I have a pair of really thin fleece gloves that I almost always pack.
They have proven useful and worth packing on many trips--for instance, it was incredible cold up with the gargoyles on Notre Dame one very nice spring day.

Posted by
1447 posts

Cheapo gloves from Dollarama? Maybe 2 pair to trade out when wet. I also have a thin pair I bought years ago at Eddie Bauer Outlet in town. A little more wster resistant, thin and text fingers. I use them most of my Ottawa winter too. Very temperature adaptable. I see they have a merino liner glove. Merino keeps warm even if wet. Tightly woven so maybe more wind proof.

Posted by
390 posts

I have a pair of Isotoners that allow you to use your touchscreen on iPhone/iPad.
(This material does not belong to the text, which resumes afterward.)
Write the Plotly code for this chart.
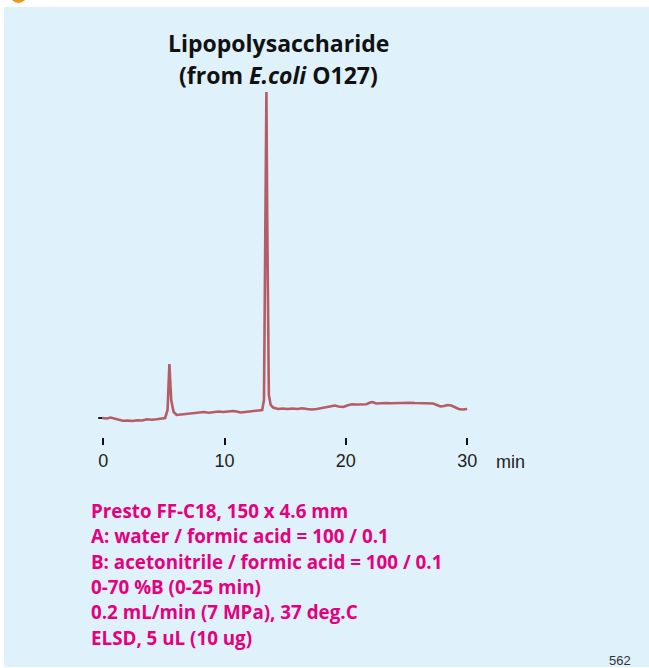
import plotly.graph_objects as go

# chromatogram (time in min, detector signal in arbitrary units)
time_min = [-0.1, 0.3, 0.6, 0.9, 1.2, 1.6, 2.0, 2.4, 2.8, 3.2, 3.6, 4.0, 4.4, 4.8, 5.1,
            5.3, 5.45, 5.6, 5.8, 6.05, 6.5, 7.0, 7.5, 7.9, 8.3, 8.7, 9.1, 9.5, 9.9, 10.3,
            10.7, 11.0, 11.3, 11.7, 12.1, 12.5, 12.9, 13.1, 13.25, 13.38, 13.45, 13.52,
            13.65, 13.8, 14.0, 14.4, 14.8, 15.2, 15.6, 16.0, 16.4, 16.8, 17.2, 17.6, 18.0,
            18.4, 18.8, 19.1, 19.4, 19.8, 20.1, 20.5, 20.9, 21.3, 21.7, 22.0, 22.2, 22.5,
            22.9, 23.3, 23.7, 24.1, 24.5, 24.9, 25.3, 25.7, 26.1, 26.5, 26.9, 27.2, 27.5,
            27.8, 28.1, 28.4, 28.7, 29.0, 29.3, 29.6, 30.0]
signal = [2, 1.5, 2.5, 1.5, 0, -0.7, -0.5, -1, -0.3, -0.5, 0.7, 0.3, 0.8, 1.5, 2,
          10, 56, 20, 8, 5, 5.5, 6, 6.5, 7.5, 8, 7.3, 7.8, 8.5, 8, 8.5,
          9, 8.5, 7.5, 8, 8.5, 9, 9, 10, 20, 200, 328, 200,
          25, 15, 12.5, 11, 11.5, 11, 11.5, 11, 11.8, 11, 10.5, 11, 12,
          13, 14, 14.5, 13.5, 13, 14.5, 15.8, 15.5, 15.5, 15.8, 17.5, 18, 16.5,
          17, 17, 16.8, 17, 17.2, 17, 17.3, 17, 17, 17.2, 17, 16.5, 15,
          13.5, 14, 15, 14.5, 12.5, 11, 10.5, 11]

# short black zero marker before the trace
marker_t = [-0.42, -0.05]
marker_s = [2, 2]

tick_vals = [0, 10, 20, 30]
title_lines = ["Lipopolysaccharide", "(from <i>E.coli</i> O127)"]
conditions = ["Presto FF-C18, 150 x 4.6 mm",
              "A: water / formic acid = 100 / 0.1",
              "B: acetonitrile / formic acid = 100 / 0.1",
              "0-70 %B (0-25 min)",
              "0.2 mL/min (7 MPa), 37 deg.C",
              "ELSD, 5 uL (10 ug)"]

FW, FH = 649, 668
L, T, W, H = 96, 85, 376, 352          # plot area in page pixels
BLUE, PINK, LINE = "#dff1fb", "#e5007d", "#b65c64"
TXT = "Open Sans"


def px(x):
    return (x - L) / W


def py(y):
    return (T + H - y) / H


fig = go.Figure()
fig.add_trace(go.Scatter(x=marker_t, y=marker_s, mode="lines",
                         line=dict(color="#222222", width=2), showlegend=False))
fig.add_trace(go.Scatter(x=time_min, y=signal, mode="lines",
                         line=dict(color=LINE, width=2.6), showlegend=False))

shapes = [
    # white strip at the top, left and bottom of the blue panel
    dict(type="rect", xref="paper", yref="paper", x0=px(-5), x1=px(FW + 5), y0=py(7), y1=py(-5),
         fillcolor="white", line=dict(width=0), layer="below"),
    dict(type="rect", xref="paper", yref="paper", x0=px(-5), x1=px(4), y0=py(FH + 5), y1=py(-5),
         fillcolor="white", line=dict(width=0), layer="below"),
    dict(type="rect", xref="paper", yref="paper", x0=px(-5), x1=px(FW + 5), y0=py(FH + 5), y1=py(667),
         fillcolor="white", line=dict(width=0), layer="below"),
    # orange bullet cut off at the top
    dict(type="circle", xref="paper", yref="paper", x0=px(10), x1=px(27), y0=py(3), y1=py(-14),
         fillcolor="#e89a1c", line=dict(width=0), layer="below"),
]

annotations = [
    # heading of the page above, only its descenders show
    dict(text="<b>Lipopolysaccharide</b>", xref="paper", yref="paper", x=px(38), y=py(2),
         xanchor="left", yanchor="bottom", showarrow=False,
         font=dict(family=TXT, size=20, color="#111111")),
    dict(text="min", xref="paper", yref="paper", x=px(494), y=py(462), xanchor="left",
         yanchor="middle", showarrow=False,
         font=dict(family="Liberation Sans, Arial", size=18, color="#222222")),
    dict(text="562", xref="paper", yref="paper", x=px(633), y=py(660), xanchor="right",
         yanchor="middle", showarrow=False,
         font=dict(family="Liberation Sans, Arial", size=13, color="#333333")),
]
for i, line in enumerate(title_lines):
    annotations.append(dict(text="<b>%s</b>" % line, xref="paper", yref="paper", x=px(278),
                            y=py(43 + 32 * i), xanchor="center", yanchor="middle", showarrow=False,
                            font=dict(family=TXT, size=23, color="#111111")))
for i, line in enumerate(conditions):
    annotations.append(dict(text="<b>%s</b>" % line, xref="paper", yref="paper", x=px(89),
                            y=py(511 + 25.3 * i), xanchor="left", yanchor="middle", showarrow=False,
                            font=dict(family=TXT, size=18.8, color=PINK)))

fig.update_layout(
    width=FW, height=FH,
    margin=dict(l=L, r=FW - L - W, t=T, b=FH - T - H),
    paper_bgcolor=BLUE, plot_bgcolor=BLUE,
    shapes=shapes, annotations=annotations,
    xaxis=dict(range=[-0.6, 30.4], tickvals=tick_vals, ticks="outside", ticklen=7, tickwidth=2,
               tickcolor="#111111", showline=False, showgrid=False, zeroline=False,
               tickfont=dict(family="Liberation Sans, Arial", size=18, color="#222222")),
    yaxis=dict(range=[-17, 335], visible=False),
)

# drop the default page margin so the figure fills the window exactly
fig.write_html("out.html", config={"displayModeBar": False},
               post_script="document.body.style.margin='0';")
These are light and work well in cool, but not cold weather.

Posted by
2632 posts

With all do,respect Warren... you’re from BC Canada and don’t know what kind of gloves you like? Idea... wait till you get where you’re going and see if you even need a pair. If so, buy them there. Makes a nice souvenir also.

Posted by
47 posts

I bring a pair of North Face power stretch gloves with me, my sons likes the Smartwool glove liners, my husband takes the North Face Flashdry gloves with him. They're all lightweight options that provide warmth without much weight or bulk for packing.

Posted by
735 posts

I suggest looking for something like a liner glove for warmer to moderate temps. I have a pair from REI. These are my regular winter gloves. Won't do great in a polar vortex but good for "normal" winter conditions or shoulder season. Takes up very little space and are easily crushable. Available in both men's and women's.
https://www.rei.com/product/136791/rei-co-op-liner-gloves

Posted by
2167 posts

I recommend 3 button-length leather gloves with a wool or cashmere lining that has touchscreen functions on the fingertips. On a cool, rainy day, you'll be very happy to wear gloves especially if you're also holding an umbrella.

They're not going to be waterproof but unless you put your gloved hand into a bucket of water, you should be fine.

In all seasons except summer, I wear them on a regular basis at home. Go to Amazon, type "cashmere lined leather gloves women touchscreen" and you'll see all kinds. Read the reviews and pick a pair in your price range. Mine are from LL Bean; they are out stock unfortunately.

Posted by
2632 posts

We have also found that good, well made wool socks double nicely as warm gloves.

Posted by
4197 posts

I get the $1.99 one-size-fits-all knit gloves from Walgreens/CVS and just keep them in my rain jacket pockets at all times. Not at all water-resistant, but good enough for chilly days. If you DO find you need better gloves, you will be in a good location to buy them.

Posted by
2956 posts

Cheap light gloves are easy to find in England and on the continent. Thin leather gloves are a tradition, sold as "driving" gloves and priced as if the drive would be in a Jaguar. Recently I bought cheap synthetic gloves, with rough inserts on the palms, in several shops, including a convenience store. I am woefully out-of-touch: The rough surface is not intended for a steering wheel, but rather to keep a firm grip on one's 'mobile' -- to North Americans, a cell phone. A cute souvenir, even though of doubtful necessity in early fall weather.

Posted by
2956 posts

Several times I found very light gloves, with textured palms, in variety stores and very cheap. My old-fashioned view was of driving gloves. How quaint. The synthetic ribs are really intended for keeping a grip on a smart phone when the weather turns chilly. So many phones, so big a market for variety stores to pursue.

Posted by
4114 posts

I have some thin, fleece mittens where the mitten part that covers your fingers folds back out of the way if you need fingers for dexterity. They're cheap, weigh nothing, are warm enough to make a difference in a pinch, and they're always in the pockets of my light, summer weight fleece jacket. I've used them year-round when needed, from up on a mountain in Japan to in a driving rain in Latvia, to sitting near an exit door on a flight to Mexico where the plane's cabin was just super cold. I literally never go anywhere without them. Love 'em.